I summed up my concerns with the following example…

Imagine you are in the lobby of a really big building. You aren’t quite sure how many floors exist in the building, but you have a rough calculation that there are more then 40 floors in the building. There are 4 elevators available to service your request, but none are available to you as they are each servicing requests on different floors. The elevator canvasing in the lobby is pretty simplistic. There is the call button which contains an up and down arrow button. Note: the building does contain a basement which can be taken down via elevator. To the side of each elevator is a nondescript light in the shape of an up or down arrow. Above each elevator is a digital box that says the present floor of the elevator. It does not say whether it is going up or coming down. It simply says the floor. It appears that 2 of the 4 are not functioning properly as they are not showing any numbers. All appear to be working without issue as there are no Out-Of-Service messages on any of them.

You select the up button and begin waiting. After what feels like 10 seconds, you look-up and notice that one of the elevators showing floor status is climbing from the 15th floor to the 28th floor and stopped. The other elevator with a working status message shows the elevator at the 42nd floor (ah ha… you at least know there are 42 floors…maybe more) and descending. It too stops at 20 and pauses. You have no idea what’s happening with the other two elevators. Because there’s no message, you assume maybe it’s not working or that it will come when it comes. Because you have no idea about the two elevators, you end up focusing all of your attention on the two that do provide you status.

Another 10 seconds passes…It’s starting to feel like minutes. Each second feels like an eternity. You watch as the one elevator that climbed to 28th begins to descend. It’s stopping every other floor. With each stop comes another 10 second pause. The elevator that was coming down has become to climb again. You feel almost cheated because you assumed that would be the first elevator to reach you and with a poof of a wand or better yet an impatient glaze from the corner of your eyes the elevator leaves you standing more frustrated then before.

I’ve set you up with a pretty descriptive amount of information thus far. What you are going through is what it feels like for users who experience our wait state page. You don’t know whether something is coming or going? It’s almost like you feel like you are taken hostage. The question remains, how could we have made it better? To answer that, I come back to the example of the elevator.

There are multiple problems with the elevator example:

  • Not all of the status lights are operational
  • You are unable to determine which direction the elevator is going
  • There’s no information that tells you what’s the estimated time until you are serviced
  • I think the third would be damn near impossible unless one of the elevators was considered a high-speed floor to ground elevator. Even that might not be all that accurate given it might pick-up passengers along the way. Someone could hold the door open button or something. There are definitely ways to make this problem more solvable. One would be to identify downward traversing elevators that are candidates to travel directly to the lobby. These elevators would identify themselves using the up or down arrow. Another would be to identify the most likely elevator to come to the lobby first. At least the prospective passenger could get a sense of which elevator they are waiting for and could estimate the expected arrival time. The key thing in these examples is that the elevator system is providing constructive feedback to the waiting passenger. Rather then spinning shiny wheels and a please wait message.
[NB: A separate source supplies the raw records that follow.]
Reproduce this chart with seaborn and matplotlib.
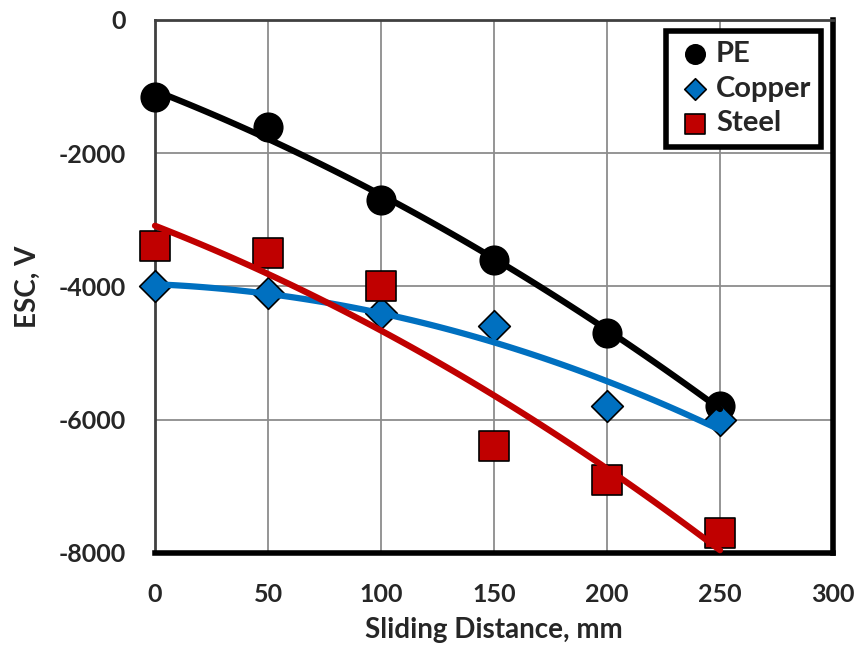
import numpy as np
import pandas as pd
import matplotlib.pyplot as plt
import seaborn as sns

# Data
distance = [0, 50, 100, 150, 200, 250]
pe = [-1150, -1600, -2700, -3600, -4700, -5800]
copper = [-4000, -4100, -4400, -4600, -5800, -6000]
steel = [-3400, -3500, -4000, -6400, -6900, -7700]

series = ["PE", "Copper", "Steel"]
colors = {"PE": "#000000", "Copper": "#0070C0", "Steel": "#C00000"}
markers = {"PE": "o", "Copper": "D", "Steel": "s"}
sizes = {"PE": 420, "Copper": 260, "Steel": 480}

df = pd.DataFrame({
    "Distance": distance * 3,
    "ESC": pe + copper + steel,
    "Material": ["PE"] * 6 + ["Copper"] * 6 + ["Steel"] * 6,
})

sns.set_style("white")
plt.rcParams["font.family"] = ["Lato", "DejaVu Sans"]
plt.rcParams["font.weight"] = "bold"
plt.rcParams["axes.unicode_minus"] = False

fig = plt.figure(figsize=(8.61, 6.55), dpi=100)
ax = fig.add_axes([0.180, 0.156, 0.7875, 0.8135])

# ---- Markers ----
for name in series:
    sub = df[df["Material"] == name]
    sns.scatterplot(data=sub, x="Distance", y="ESC", ax=ax, marker=markers[name],
                    s=sizes[name], color=colors[name], edgecolor="black",
                    linewidth=1.2, label=name, zorder=3, clip_on=False)

# ---- Polynomial trendlines (order 2) ----
for name in series:
    sub = df[df["Material"] == name]
    sns.regplot(data=sub, x="Distance", y="ESC", ax=ax, order=2, ci=None,
                scatter=False, color=colors[name],
                line_kws={"lw": 4.5, "zorder": 4, "clip_on": False})

ax.set_xlim(0, 300)
ax.set_ylim(-8000, 0)
ax.set_xticks(range(0, 301, 50))
ax.set_yticks(range(-8000, 1, 2000))
ax.grid(True, color="#8c8c8c", lw=1.3)
ax.set_axisbelow(True)

for side in ["left", "top"]:
    ax.spines[side].set_color("#404040")
    ax.spines[side].set_linewidth(2)
for side in ["right", "bottom"]:
    ax.spines[side].set_color("black")
    ax.spines[side].set_linewidth(4)

ax.tick_params(axis="x", labelsize=18, length=0, pad=22)
ax.tick_params(axis="y", labelsize=18, length=0, pad=21)
for lbl in ax.get_xticklabels() + ax.get_yticklabels():
    lbl.set_fontweight("bold")
ax.set_xlabel("Sliding Distance, mm", fontsize=20, fontweight="bold", labelpad=8)
ax.set_ylabel("ESC, V", fontsize=20, fontweight="bold", labelpad=13)

leg = ax.legend(loc="upper right", bbox_to_anchor=(0.983, 0.98), fontsize=21,
                frameon=True, fancybox=False, framealpha=1, handletextpad=0.05,
                borderpad=0.35, borderaxespad=0, labelspacing=0.3,
                handlelength=1.3, markerscale=0.68)
leg.get_frame().set_edgecolor("black")
leg.get_frame().set_linewidth(4)
for t in leg.get_texts():
    t.set_fontweight("bold")

fig.savefig("out.png", dpi=100)
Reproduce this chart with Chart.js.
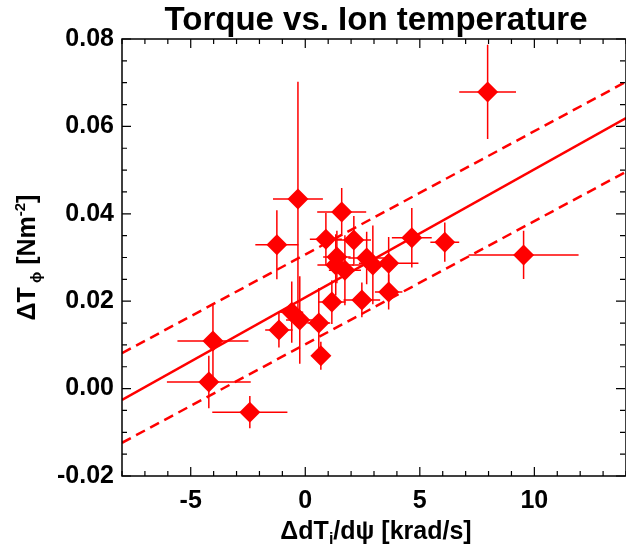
<!DOCTYPE html>
<html><head><meta charset="utf-8">
<script src="https://cdn.jsdelivr.net/npm/chart.js@4"></script>
<style>html,body{margin:0;padding:0;background:#fff}#wrap{width:626px;height:550px}</style>
</head><body><div id="wrap"><canvas id="c" width="626" height="550"></canvas></div>
<script>
// ---- data ----
const xValues = [7.96, 9.53, 6.09, 4.65, -0.32, 1.59, -1.24, 0.90, 2.12, 1.38, 1.33, 1.73, 2.68, 2.95, 3.64, 3.64, 2.47, 1.16, -0.59, -0.24, 0.59, -1.15, -4.03, -4.21, -2.42, 0.68];
const yValues = [0.0679, 0.0306, 0.0335, 0.0345, 0.0434, 0.0404, 0.0329, 0.0342, 0.0340, 0.0301, 0.0283, 0.0271, 0.0299, 0.0283, 0.0287, 0.0221, 0.0203, 0.0198, 0.0175, 0.0157, 0.0150, 0.0134, 0.0109, 0.0015, -0.0054, 0.0075];
const xErrors = [1.24, 2.40, 0.63, 0.87, 1.09, 1.07, 0.94, 0.70, 0.75, 0.60, 0.80, 0.70, 0.80, 0.90, 1.30, 0.60, 0.80, 0.60, 0.50, 0.60, 0.50, 0.60, 1.55, 1.83, 1.64, 0.40];
const yErrors = [0.0108, 0.0055, 0.0045, 0.0068, 0.0268, 0.0055, 0.0079, 0.0060, 0.0055, 0.0060, 0.0070, 0.0080, 0.0060, 0.0090, 0.0060, 0.0040, 0.0040, 0.0050, 0.0070, 0.0100, 0.0080, 0.0040, 0.0087, 0.0060, 0.0037, 0.0032];
const fitX = [-8, 14];
const fitY = [-0.0026, 0.0619];
const fitUpperY = [0.0081, 0.0702];
const fitLowerY = [-0.0124, 0.0496];
const xTickValues = [-5, 0, 5, 10];
const xTickLabels = ['-5', '0', '5', '10'];
const yTickValues = [-0.02, 0, 0.02, 0.04, 0.06, 0.08];
const yTickLabels = ['-0.02', '0.00', '0.02', '0.04', '0.06', '0.08'];
const chartTitle = 'Torque vs. Ion temperature';

const RED = '#ff0000';
const FONT = '"Liberation Sans", Arial, Helvetica, sans-serif';

const pts = xValues.map((x, i) => ({x, y: yValues[i]}));
const line = ys => fitX.map((x, i) => ({x, y: ys[i]}));

const errPlugin = {
  id: 'errbars',
  beforeDatasetsDraw(chart) {
    const xs = chart.scales.x, ys = chart.scales.y, ctx = chart.ctx, a = chart.chartArea;
    ctx.save();
    ctx.beginPath(); ctx.rect(a.left, a.top, a.right - a.left, a.bottom - a.top); ctx.clip();
    ctx.strokeStyle = RED; ctx.lineWidth = 1.5;
    xValues.forEach((x, i) => {
      const y = yValues[i];
      const px = xs.getPixelForValue(x), py = ys.getPixelForValue(y);
      ctx.beginPath();
      ctx.moveTo(xs.getPixelForValue(x - xErrors[i]), py);
      ctx.lineTo(xs.getPixelForValue(x + xErrors[i]), py);
      ctx.moveTo(px, ys.getPixelForValue(y - yErrors[i]));
      ctx.lineTo(px, ys.getPixelForValue(y + yErrors[i]));
      ctx.stroke();
    });
    ctx.restore();
  }
};

const framePlugin = {
  id: 'frame',
  afterDatasetsDraw(chart) {
    const xs = chart.scales.x, ys = chart.scales.y, ctx = chart.ctx, a = chart.chartArea;
    ctx.save();
    ctx.strokeStyle = '#000'; ctx.lineWidth = 1.5;
    ctx.strokeRect(a.left, a.top, a.right - a.left, a.bottom - a.top);
    ctx.lineWidth = 1.2;
    ctx.beginPath();
    for (let v = Math.ceil(xs.min); v <= xs.max + 1e-9; v += 1) {
      const p = xs.getPixelForValue(v);
      const len = (v % 5 === 0) ? 9 : 5;
      ctx.moveTo(p, a.bottom); ctx.lineTo(p, a.bottom - len);
      ctx.moveTo(p, a.top); ctx.lineTo(p, a.top + len);
    }
    for (let k = Math.round(ys.min / 0.005); k <= Math.round(ys.max / 0.005); k++) {
      const p = ys.getPixelForValue(k * 0.005);
      const len = (k % 4 === 0) ? 9 : 5;
      ctx.moveTo(a.left, p); ctx.lineTo(a.left + len, p);
      ctx.moveTo(a.right - 1, p); ctx.lineTo(a.right - 1 - len, p);
    }
    ctx.stroke();
    ctx.restore();
  }
};

function drawRich(ctx, parts, x, y) {
  let total = 0;
  parts.forEach(p => { ctx.font = 'bold ' + p.s + 'px ' + FONT; p.w = ctx.measureText(p.t).width; total += p.w; });
  let cx = x - total / 2;
  ctx.textAlign = 'left'; ctx.textBaseline = 'alphabetic';
  parts.forEach(p => { ctx.font = 'bold ' + p.s + 'px ' + FONT; ctx.fillText(p.t, cx, y + (p.dy || 0)); cx += p.w; });
}

const titlePlugin = {
  id: 'titles',
  afterDraw(chart) {
    const ctx = chart.ctx, a = chart.chartArea;
    ctx.save();
    ctx.fillStyle = '#000';
    const cx = (a.left + a.right) / 2 + 2;
    drawRich(ctx, [{t: chartTitle, s: 33}], cx, 30);
    drawRich(ctx, [{t: 'ΔdT', s: 25}, {t: 'i', s: 16, dy: 5}, {t: '/dψ [krad/s]', s: 25}], cx, 539);
    ctx.translate(35, (a.top + a.bottom) / 2);
    ctx.rotate(-Math.PI / 2);
    drawRich(ctx, [{t: 'ΔT', s: 25}, {t: ' ϕ', s: 15, dy: 6}, {t: ' [Nm', s: 25}, {t: '-2', s: 15, dy: -10}, {t: ']', s: 25}], 0, 0);
    ctx.restore();
  }
};

new Chart(document.getElementById('c'), {
  type: 'scatter',
  data: {
    datasets: [
      {data: pts, pointStyle: 'rectRot', pointRadius: 10.5, pointHoverRadius: 10.5, backgroundColor: RED, borderColor: RED, borderWidth: 0, showLine: false},
      {type: 'line', data: line(fitY), borderColor: RED, borderWidth: 2.5, pointRadius: 0, fill: false},
      {type: 'line', data: line(fitUpperY), borderColor: RED, borderWidth: 2.5, borderDash: [10, 6], pointRadius: 0, fill: false},
      {type: 'line', data: line(fitLowerY), borderColor: RED, borderWidth: 2.5, borderDash: [10, 6], pointRadius: 0, fill: false}
    ]
  },
  options: {
    responsive: false,
    animation: false,
    events: [],
    layout: {autoPadding: false, padding: {top: 39, right: 0, left: 0, bottom: 0}},
    plugins: {legend: {display: false}, tooltip: {enabled: false}, title: {display: false}},
    scales: {
      x: {
        type: 'linear', min: -8, max: 14,
        grid: {display: false, drawTicks: false}, border: {display: false},
        afterBuildTicks: s => { s.ticks = xTickValues.map(v => ({value: v})); },
        afterFit: s => { s.height = 74; s.paddingLeft = 0; s.paddingRight = 0; },
        ticks: {color: '#000', padding: 10, font: {family: FONT, size: 25, weight: 'bold'},
                callback: (v, i) => xTickLabels[i]}
      },
      y: {
        type: 'linear', min: -0.02, max: 0.08,
        grid: {display: false, drawTicks: false}, border: {display: false},
        afterBuildTicks: s => { s.ticks = yTickValues.map(v => ({value: v})); },
        afterFit: s => { s.width = 122; s.paddingTop = 0; s.paddingBottom = 0; },
        ticks: {color: '#000', padding: 8, font: {family: FONT, size: 25, weight: 'bold'},
                callback: (v, i) => yTickLabels[i]}
      }
    }
  },
  plugins: [errPlugin, framePlugin, titlePlugin]
});
</script>
</body></html>
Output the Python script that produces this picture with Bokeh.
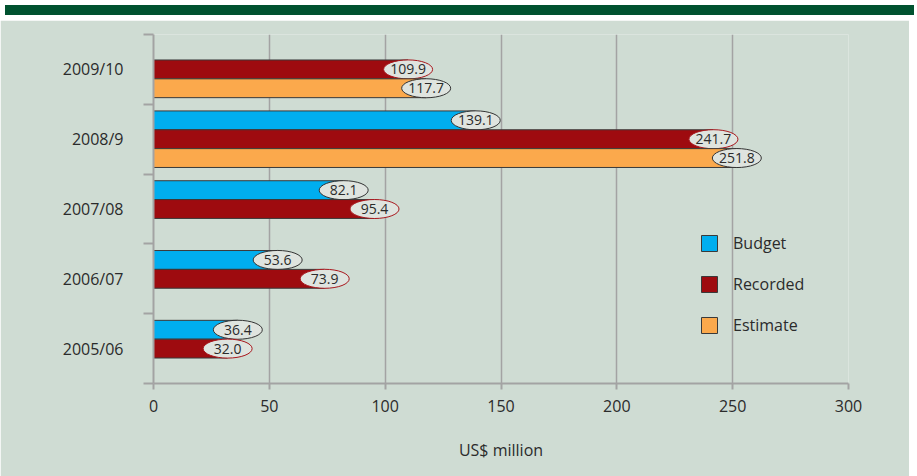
from bokeh.plotting import figure
from bokeh.models import (ColumnDataSource, Range1d, FixedTicker, Div, Legend, LegendItem)
from bokeh.layouts import column
from bokeh.core.properties import value
from bokeh.embed import file_html
from bokeh.resources import INLINE

years = ["2005/06", "2006/07", "2007/08", "2008/9", "2009/10"]
budget = [36.4, 53.6, 82.1, 139.1, None]
recorded = [32.0, 73.9, 95.4, 241.7, 109.9]
estimate = [None, None, None, 251.8, 117.7]
x_ticks = [0, 50, 100, 150, 200, 250, 300]

FONT = "Open Sans"
TXT = "#2b2b2b"
BG = "#cfdcd3"
GRID = "#a3a3a3"
BAR_H = 0.27

series = [
    ("Budget", budget, BAR_H, "#00aeef", "#333333"),
    ("Recorded", recorded, 0.0, "#9e0b0f", "#a8161c"),
    ("Estimate", estimate, -BAR_H, "#fba94c", "#333333"),
]

p = figure(width=909, height=456, output_backend="svg", toolbar_location=None,
           x_range=Range1d(0, 300), y_range=Range1d(-0.5, 4.5),
           min_border_left=153, min_border_right=61, min_border_top=14, min_border_bottom=93)
p.background_fill_color = BG
p.border_fill_color = BG
p.outline_line_color = None

items = []
for name, vals, off, color, ecol in series:
    ys = [i + off for i, v in enumerate(vals) if v is not None]
    xs = [v for v in vals if v is not None]
    src = ColumnDataSource(dict(y=ys, right=xs, lab=["%.1f" % v for v in xs]))
    r = p.hbar(y="y", left=0, right="right", height=BAR_H, source=src,
               fill_color=color, line_color="#3a3a3a", line_width=1)
    items.append(LegendItem(label=name, renderers=[r]))
    p.ellipse(x="right", y="y", width=49, height=19, width_units="screen", height_units="screen",
              source=src, fill_color="#dfe4df", line_color=ecol, line_width=1)
    p.text(x="right", y="y", text="lab", source=src, text_align="center", text_baseline="middle",
           text_font=value(FONT), text_font_size="14px", text_color=TXT)

legend = Legend(items=items, location=(546, 47), orientation="vertical")
legend.glyph_width = 20
legend.glyph_height = 20
legend.label_height = 20
legend.spacing = 19
legend.padding = 0
legend.margin = 0
legend.label_standoff = 14
legend.label_text_font = FONT
legend.label_text_font_size = "16px"
legend.label_text_color = TXT
legend.background_fill_alpha = 0
legend.border_line_alpha = 0
p.add_layout(legend)

# x axis
xa = p.xaxis[0]
xa.ticker = FixedTicker(ticks=x_ticks)
xa.axis_line_color = GRID
xa.axis_line_width = 2
xa.major_tick_line_color = GRID
xa.major_tick_line_width = 2
xa.major_tick_out = 6
xa.major_tick_in = 0
xa.minor_tick_line_color = None
xa.major_label_standoff = 10
xa.major_label_text_font = FONT
xa.major_label_text_font_size = "16px"
xa.major_label_text_color = TXT
xa.axis_label = "US$ million"
xa.axis_label_text_font = FONT
xa.axis_label_text_font_size = "16px"
xa.axis_label_text_font_style = "normal"
xa.axis_label_text_color = TXT
xa.axis_label_standoff = 24

# y axis
ya = p.yaxis[0]
ya.ticker = FixedTicker(ticks=list(range(len(years))),
                        minor_ticks=[i - 0.5 for i in range(len(years) + 1)])
ya.major_label_overrides = {i: y for i, y in enumerate(years)}
ya.axis_line_color = GRID
ya.axis_line_width = 2
ya.major_tick_out = 0
ya.major_tick_in = 0
ya.major_tick_line_color = None
ya.minor_tick_out = 10
ya.minor_tick_in = 0
ya.minor_tick_line_color = GRID
ya.minor_tick_line_width = 2
ya.major_label_standoff = 20
ya.major_label_text_font = FONT
ya.major_label_text_font_size = "16px"
ya.major_label_text_color = TXT

p.ygrid.visible = False
p.xgrid.ticker = FixedTicker(ticks=x_ticks)
p.xgrid.grid_line_color = GRID
p.xgrid.grid_line_width = 1.5

band = Div(width=909, height=10, styles={"background-color": "#00522f"})
layout = column(band, p, spacing=0)

open("out.html", "w").write(file_html(layout, INLINE))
    Now that I put this in perspective, I ask myself “What was I/we thinking? This feature is just a mesmerizing black hole that makes the user feel no better then he/she felt like before making the request.” What really got me thinking about this was I recently started working on Coradiant again. I noticed that a feature that is part of the TrueSight device is this clock that tells you how long it takes to boot the server. While doing a WebEx with two of the developers of TrueSight I asked them how they were able to accurately measure the time it took for the server to boot. Couldn’t there be factors that made it faster or slower? What if the time wasn’t accurate, but rather was off significantly. In our case, the TrueSight device was set to 300 seconds. Notice I didn’t say 5 minutes. The reason it was set to 300 seconds is that seconds always seem a lot shorter then minutes. Low and behold it literally returned in +/- 2 seconds which is amazing.

    So I’ve gone a long way to say that we need to reconsider our approach for feedback progression to our users. We need to find a happier medium in which provide a mechanism to hold them captive, but not hostage. Holding a user captive is an entirely challenging process considering that time is not what it used to be. Back in the day (circa 1999), if something took too long, we would simply tell our users to make the application request, walk away from your computer for a coffee break and viola when you return your data will be available. That no longer applies in today’s InterWeb (Note my uncle calls the Internet the InterWeb. He jokes about it being a TV with interconnected tubes and knobs that present stock quotes and Hollywood gossip) where speed is absolutely key.

    We seriously need to reconsider our approaches for abandonment and calibration. Anything less then 2 seconds is really considered instantaneous or immediate. The natural flow of web activity is considered at 2 to 5 seconds. Once we cross the line of 5 seconds, we need to identify how can we maintain the attentiveness of our users without holding the hostage.

    What these data points are telling me is that we need to figure a few things out with regards to responsiveness:

    • Do we know which transactions in our system fall outside of the boundaries of instantaneous, immediate and continuous?
    • Do we have ideas around better ways to keep our user’s attention when they fall in the captive range?
    • What should we do beyond 10 seconds that makes our users not feel hostage, but informed?
    • How unforgiving will our users be if we can keep them informed, but that the responsiveness is beyond reason? For example, is it unfair to expect our reporting framework to generate detailed reports in seconds, rather then minutes?
    • Could we have done something with the workflow of report generation to make the user from not feeling like he/she is hostage by our processing framework?
    • Could we potentially calibrate how long things will take and develop an algorithm to present data back to the user to make he/she feel accurately informed?

    Before I forget…

    The reason I wrote this blog was from a conversation I had with Rob Shea. I mentioned that above. What I didn’t mention was that Rob and I discussed our approach to defining User Abandonment as well as our ClickPath Analysis approach. I explained how there are cognitive factors involved in our performance testing approach. We consider transactional utility, as well as human patience. I mentioned that our model is a model of percentages. Everything in the model is a percentage of something.

    One of the somethings we discussed were clickpaths. I talked about Markovian Models and how we use probability models to determine how users traverse through our system. Rob brought up a good point. He and I were talking about how there are multiple ways to do something in the system. I said we tend to be biased in our models and skew towards the idea that humans will look for the shortest path to do something. Rob brought up a great counter argument. He said, humans will not necessarily skew towards the shortest path. Many will take the path of familiarity. So in essence, we could have users who have been trained to do something a particular way and that way might not be the fastest. Those who take the familiar path are least likely to take risks, or in our case look for the shortest path.

    This is really a great point. Our distribution models could be highly flawed if we didn’t consider the path of familiarity. How do you identify the path of familiarity? We could still perform log analysis. At least that would provide insight into where and how users traversed through the system. It doesn’t tell you what is familiar or not.